Load the unzipped data into a dataframe, and convert dates to date object format. Add an additional column for the year extracted from the date.

storm <- read.csv(file = bzfile("repdata-data-StormData.csv.bz2"), header = TRUE, 
    na.strings = "NA")
storm$BGN_DATE <- as.Date(storm$BGN_DATE, "%m/%d/%Y")
storm$END_DATE <- as.Date(storm$END_DATE, "%m/%d/%Y")
storm$YEAR <- as.POSIXlt(storm$BGN_DATE)$year + 1900

The data contains records for a very large array of Event Types.

length(unique(storm$EVTYPE))
## [1] 985

To analyze those events with the greatest impact, we can restrict analysis by those events the occur the most frequently and have caused the greatest damage. To accomplish this, a table of the occurence frequency of events is calculated, and ordered as a data frame, restricting to a vector of the 8 most common occurring events to be used later as a filter.

freq <- as.data.frame(table(storm$EVTYPE))
names(freq) <- c("EVTYPE", "COUNT")
freq <- freq[order(freq$COUNT, decreasing = TRUE), ]
freq_sel <- freq[1:8, "EVTYPE"]
freq_sel
## [1] HAIL               TSTM WIND          THUNDERSTORM WIND 
## [4] TORNADO            FLASH FLOOD        FLOOD             
## [7] THUNDERSTORM WINDS HIGH WIND         
## 985 Levels:    HIGH SURF ADVISORY  COASTAL FLOOD ... WND

Results

Question: Across the US, which events are most harmful with respect to population health?

To understand effect to population health, analysis will concentrate on the impact of Injuries and Fatalities attributable to each event.
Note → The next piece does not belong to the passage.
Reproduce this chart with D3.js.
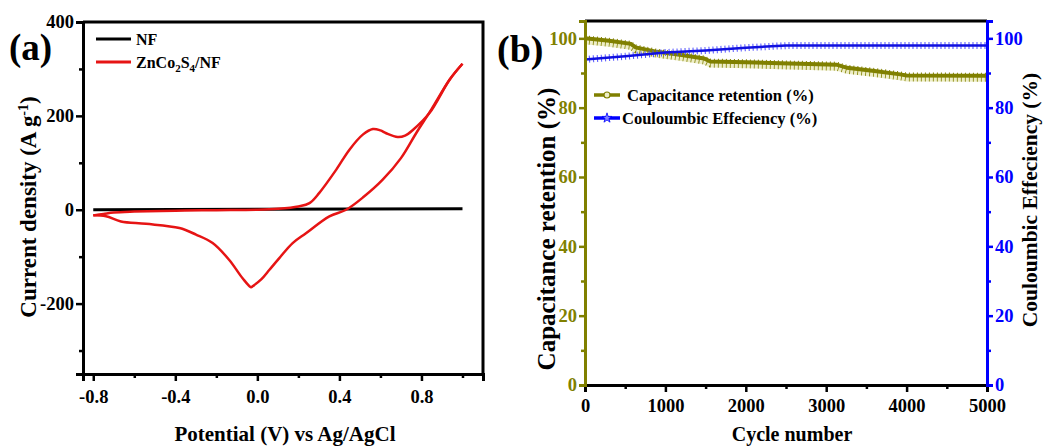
<!DOCTYPE html>
<html lang="en">
<head>
  <meta charset="UTF-8" />
  <title>CV curve and cycling stability</title>
  <script src="https://d3js.org/d3.v7.min.js"></script>
  <style>
    body { margin: 0; background: #fff; }
    svg { display: block; font-family: "Liberation Serif", "Times New Roman", serif; font-weight: bold; }
  </style>
</head>
<body>
  <svg width="1043" height="448"></svg>

  <script>
    // ---- panel (a) data: CV curve ----
    const nfV = [-0.8, 1.0];
    const nfI = [0, 2];
    // forward (anodic) scan
    const fwdV = [-0.8, -0.75, -0.7, -0.6, -0.4, -0.2, 0.0, 0.1, 0.2, 0.254, 0.302, 0.384, 0.449, 0.514, 0.563, 0.6, 0.628, 0.684, 0.72, 0.758, 0.839, 0.937, 1.0];
    const fwdI = [-12, -9, -6, -4, -2, -1, 0, 2, 7, 14, 36, 85, 128, 160, 172, 169, 163, 155, 158, 170, 206, 277, 311];
    // reverse (cathodic) scan
    const revV = [1.0, 0.937, 0.85, 0.774, 0.7, 0.611, 0.52, 0.433, 0.351, 0.237, 0.172, 0.107, 0.059, 0.02, -0.023, -0.031, -0.072, -0.137, -0.218, -0.299, -0.38, -0.543, -0.665, -0.738, -0.8];
    const revI = [311, 277, 215, 163, 110, 64, 28, 0, -14, -50, -71, -103, -128, -148, -163, -165, -146, -107, -71, -53, -39, -30, -25, -14, -12];
    const cvXTicks = [-0.8, -0.4, 0.0, 0.4, 0.8];
    const cvYTicks = [400, 200, 0, -200];

    // ---- panel (b) data: cycling ----
    const capCycles = [0, 300, 570, 630, 900, 1200, 1480, 1560, 2000, 2430, 3130, 3260, 3600, 3920, 4000, 5000];
    const capValues = [100, 99.3, 98.4, 97.4, 96.1, 95.2, 94.2, 93.3, 93.1, 92.8, 92.4, 91.5, 90.6, 89.6, 89.3, 89.2];
    const ceCycles = [0, 500, 1000, 1500, 2000, 2500, 3000, 4000, 5000];
    const ceValues = [93.9, 94.8, 95.9, 96.5, 97.3, 97.9, 97.9, 97.9, 97.9];
    const cycleTicks = [0, 1000, 2000, 3000, 4000, 5000];
    const pctTicks = [0, 20, 40, 60, 80, 100];

    const OLIVE = "#808000", BLUE = "#0000ff", RED = "#e61414";
    const svg = d3.select("svg");
    const hy = s => String(s).replace("\u2212", "-");

    function drawAxis(g, axis, color) {
      g.call(axis);
      g.select(".domain").attr("stroke", color).attr("stroke-width", 3);
      g.selectAll(".tick line").attr("stroke", color).attr("stroke-width", 2.5);
      g.selectAll(".tick text").attr("fill", color).attr("font-size", 18.5).attr("font-family", "Liberation Serif").attr("font-weight", "bold");
      return g;
    }
    function minor(g, axis, color) {
      g.call(axis);
      g.select(".domain").remove();
      g.selectAll(".tick line").attr("stroke", color).attr("stroke-width", 2.5);
      g.selectAll(".tick text").remove();
    }

    // ================= panel (a) =================
    const a = { left: 83, right: 483, top: 22, bottom: 374 };
    const xa = d3.scaleLinear().domain([-0.85, 1.1]).range([a.left, a.right]);
    const ya = d3.scaleLinear().domain([-350, 400]).range([a.bottom, a.top]);

    const lineA = d3.line().x(d => xa(d[0])).y(d => ya(d[1])).curve(d3.curveCatmullRom);

    svg.append("path").datum(d3.zip(nfV, nfI)).attr("d", lineA)
      .attr("fill", "none").attr("stroke", "#000").attr("stroke-width", 3);
    svg.append("path").datum(d3.zip(fwdV, fwdI)).attr("d", lineA)
      .attr("fill", "none").attr("stroke", RED).attr("stroke-width", 2.5);
    svg.append("path").datum(d3.zip(revV, revI)).attr("d", lineA)
      .attr("fill", "none").attr("stroke", RED).attr("stroke-width", 2.5);

    // frame top/right
    svg.append("path").attr("d", `M${a.left},${a.top}H${a.right}V${a.bottom}`)
      .attr("fill", "none").attr("stroke", "#000").attr("stroke-width", 3);

    minor(svg.append("g").attr("transform", `translate(0,${a.bottom})`),
      d3.axisBottom(xa).tickValues([-0.6, -0.2, 0.2, 0.6, 1.0]).tickSize(4), "#000");
    drawAxis(svg.append("g").attr("transform", `translate(0,${a.bottom})`),
      d3.axisBottom(xa).tickValues(cvXTicks).tickSize(7).tickPadding(9).tickFormat(d => hy(d3.format(".1f")(d))), "#000");
    minor(svg.append("g").attr("transform", `translate(${a.left},0)`),
      d3.axisLeft(ya).tickValues([300, 100, -100, -300]).tickSize(4), "#000");
    drawAxis(svg.append("g").attr("transform", `translate(${a.left},0)`),
      d3.axisLeft(ya).tickValues(cvYTicks).tickSize(7).tickPadding(2).tickFormat(d => hy(d)), "#000");

    svg.append("text").attr("x", 9).attr("y", 60).attr("font-size", 37).text("(a)");

    svg.append("text").attr("transform", `translate(36,207) rotate(-90)`)
      .attr("text-anchor", "middle").attr("font-size", 23)
      .html('Current density (A g<tspan dy="-8" font-size="14">-1</tspan><tspan dy="8">)</tspan>');
    svg.append("text").attr("x", 285).attr("y", 441).attr("text-anchor", "middle")
      .attr("font-size", 21).text("Potential (V) vs Ag/AgCl");

    // legend (a)
    const legA = [{ name: "NF", color: "#000", y: 39 }, { name: "ZnCo2S4/NF", color: RED, y: 62 }];
    legA.forEach(d => {
      svg.append("line").attr("x1", 96).attr("x2", 131).attr("y1", d.y).attr("y2", d.y)
        .attr("stroke", d.color).attr("stroke-width", 3);
    });
    svg.append("text").attr("x", 136).attr("y", 45).attr("font-size", 16).text("NF");
    svg.append("text").attr("x", 136).attr("y", 68).attr("font-size", 16)
      .html('ZnCo<tspan dy="4" font-size="11">2</tspan><tspan dy="-4">S</tspan><tspan dy="4" font-size="11">4</tspan><tspan dy="-4">/NF</tspan>');

    // ================= panel (b) =================
    const b = { left: 585, right: 987, top: 21, bottom: 385 };
    const xb = d3.scaleLinear().domain([0, 5000]).range([b.left, b.right]);
    const yb = d3.scaleLinear().domain([0, 105]).range([b.bottom, b.top]);
    const lineB = d3.line().x(d => xb(d[0])).y(d => yb(d[1]));

    const capData = d3.zip(capCycles, capValues);
    const ceData = d3.zip(ceCycles, ceValues);

    // capacitance retention: pale hollow-marker band under a solid olive line
    const capG = svg.append("g");
    capG.append("path").datum(capData).attr("d", lineB).attr("transform", "translate(0,3.5)")
      .attr("fill", "none").attr("stroke", "#eeeec8").attr("stroke-width", 5);
    capG.append("path").datum(capData).attr("d", lineB).attr("transform", "translate(0,3.5)")
      .attr("fill", "none").attr("stroke", OLIVE).attr("stroke-width", 5).attr("stroke-dasharray", "0.8 3.2");
    capG.append("path").datum(capData).attr("d", lineB)
      .attr("fill", "none").attr("stroke", OLIVE).attr("stroke-width", 4);
    capG.append("path").datum(capData).attr("d", lineB).attr("transform", "translate(0,-2)")
      .attr("fill", "none").attr("stroke", OLIVE).attr("stroke-width", 2).attr("stroke-dasharray", "1 3");

    // coulombic efficiency: blue line with dense star markers
    const ceG = svg.append("g");
    ceG.append("path").datum(ceData).attr("d", lineB)
      .attr("fill", "none").attr("stroke", "#5050ff").attr("stroke-width", 7).attr("stroke-dasharray", "1 3");
    ceG.append("path").datum(ceData).attr("d", lineB)
      .attr("fill", "none").attr("stroke", "#1010e0").attr("stroke-width", 2.5);

    // frame top
    svg.append("line").attr("x1", b.left).attr("x2", b.right).attr("y1", b.top).attr("y2", b.top)
      .attr("stroke", "#000").attr("stroke-width", 3);

    minor(svg.append("g").attr("transform", `translate(0,${b.bottom})`),
      d3.axisBottom(xb).tickValues([500, 1500, 2500, 3500, 4500]).tickSize(4), "#000");
    drawAxis(svg.append("g").attr("transform", `translate(0,${b.bottom})`),
      d3.axisBottom(xb).tickValues(cycleTicks).tickSize(7).tickPadding(7).tickFormat(d3.format("d")), "#000");

    minor(svg.append("g").attr("transform", `translate(${b.left},0)`),
      d3.axisLeft(yb).tickValues([10, 30, 50, 70, 90]).tickSize(4), OLIVE);
    drawAxis(svg.append("g").attr("transform", `translate(${b.left},0)`),
      d3.axisLeft(yb).tickValues(pctTicks).tickSize(6).tickPadding(2), OLIVE);

    minor(svg.append("g").attr("transform", `translate(${b.right},0)`),
      d3.axisRight(yb).tickValues([10, 30, 50, 70, 90]).tickSize(4), BLUE);
    drawAxis(svg.append("g").attr("transform", `translate(${b.right},0)`),
      d3.axisRight(yb).tickValues(pctTicks).tickSize(6).tickPadding(2), BLUE);

    svg.append("text").attr("x", 497).attr("y", 62).attr("font-size", 38).text("(b)");

    svg.append("text").attr("transform", `translate(555,229) rotate(-90)`)
      .attr("text-anchor", "middle").attr("font-size", 25).text("Capacitance retention (%)");
    svg.append("text").attr("transform", `translate(1037,200) rotate(-90)`)
      .attr("text-anchor", "middle").attr("font-size", 21.5).text("Couloumbic Effeciency (%)");
    svg.append("text").attr("x", 792).attr("y", 441).attr("text-anchor", "middle")
      .attr("font-size", 20).text("Cycle number");

    // legend (b)
    const legB = [
      { name: "Capacitance retention (%)", color: OLIVE, y: 95, tx: 627, sym: "circle" },
      { name: "Couloumbic Effeciency (%)", color: BLUE, y: 118, tx: 622, sym: "star" }
    ];
    legB.forEach(d => {
      svg.append("line").attr("x1", 594).attr("x2", 620).attr("y1", d.y).attr("y2", d.y)
        .attr("stroke", d.color).attr("stroke-width", 3.5);
      if (d.sym === "circle") {
        svg.append("circle").attr("cx", 607).attr("cy", d.y).attr("r", 3)
          .attr("fill", "#eeeec8").attr("stroke", d.color).attr("stroke-width", 1.2);
      } else {
        svg.append("path").attr("d", d3.symbol(d3.symbolStar, 30)())
          .attr("transform", `translate(607,${d.y})`)
          .attr("fill", "#8080ff").attr("stroke", d.color).attr("stroke-width", 0.8);
      }
      svg.append("text").attr("x", d.tx).attr("y", d.y + 6).attr("font-size", 16.5).text(d.name);
    });
  </script>
</body>
</html>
For the subject events, aggregate Injuries and Fatalities and merge into a common spline (to ensure all events are included in resulting frame regardless of aggregation inclusion). Then the data is melted to put all measures in a common vector to more easily feed the graphics.

agg_event <- data.frame(EVTYPE = freq_sel)
agg_event <- merge(agg_event, (aggregate(INJURIES ~ EVTYPE, data = storm, FUN = "sum")))
agg_event <- merge(agg_event, (aggregate(FATALITIES ~ EVTYPE, data = storm, 
    FUN = "sum")))
melt_event <- melt(data = agg_event, id.vars = c("EVTYPE"))

Plot Bar chart of the data to show both total impact as well as proportion by sub-factors.

ggplot(data = melt_event, aes(x = EVTYPE)) + geom_bar(aes(y = value, fill = variable), 
    stat = "identity") + ggtitle("Total Injuries and Fatalities by Event Type") + 
    xlab("Event") + ylab("Number of Injuries/Fatalities")

plot of chunk unnamed-chunk-6

In terms of both factors representing population health, Tornadoes relate to the major share of injuries and fatalities. Tornadoes are not only the largest event driving negative effects to population health, they account for a larger share than the other 7 major factors combined. Additionally, as would be colloquially expected, there is a far larger impact in terms of numbers of injuries than fatalities. The relative value of them is not a subject of comparison of this analysis, nor definiable by the scope of the data present. However, give that both factor categories are at their highest levels attributable to Tornadoes, the outcome of the claim is equivalent nevertheless.

Question: Across the US, which events have the greatest economic consequences?

As sentinals for economic effect, the monetary value of property damage and crop damage was aggreagated as attributible for each event, and then quantified as an overall impact.

The initial transformation and aggregation of the data uses a similar apprach as the previous question for economic factors.

agg_econ <- data.frame(EVTYPE = freq_sel)
agg_econ <- merge(agg_econ, (aggregate(PROPDMG ~ EVTYPE, data = storm, FUN = "sum")))
agg_econ <- merge(agg_econ, (aggregate(CROPDMG ~ EVTYPE, data = storm, FUN = "sum")))
names(agg_econ) <- c("EVTYPE", "PropertyDamage", "CropDamage")
melt_econ <- melt(data = agg_econ, id.vars = c("EVTYPE"))

The data is plotted with a bar chart to show scale and comparable effects.

ggplot(data = melt_econ, aes(x = EVTYPE)) + geom_bar(aes(y = value, fill = variable), 
    stat = "identity") + ggtitle("Total Economic Damages by Event Type") + xlab("Event") + 
    ylab("Value of Economic Damage")

plot of chunk unnamed-chunk-8

In terms of economic damage, Tornadoes once again account for the largest impact among the other key factors. Among key factors, the ratio of value of crop damages to property damages is very small with the exception of hail. With regard to hail, it's ratio of crop damage to property damage is nearly equivalent.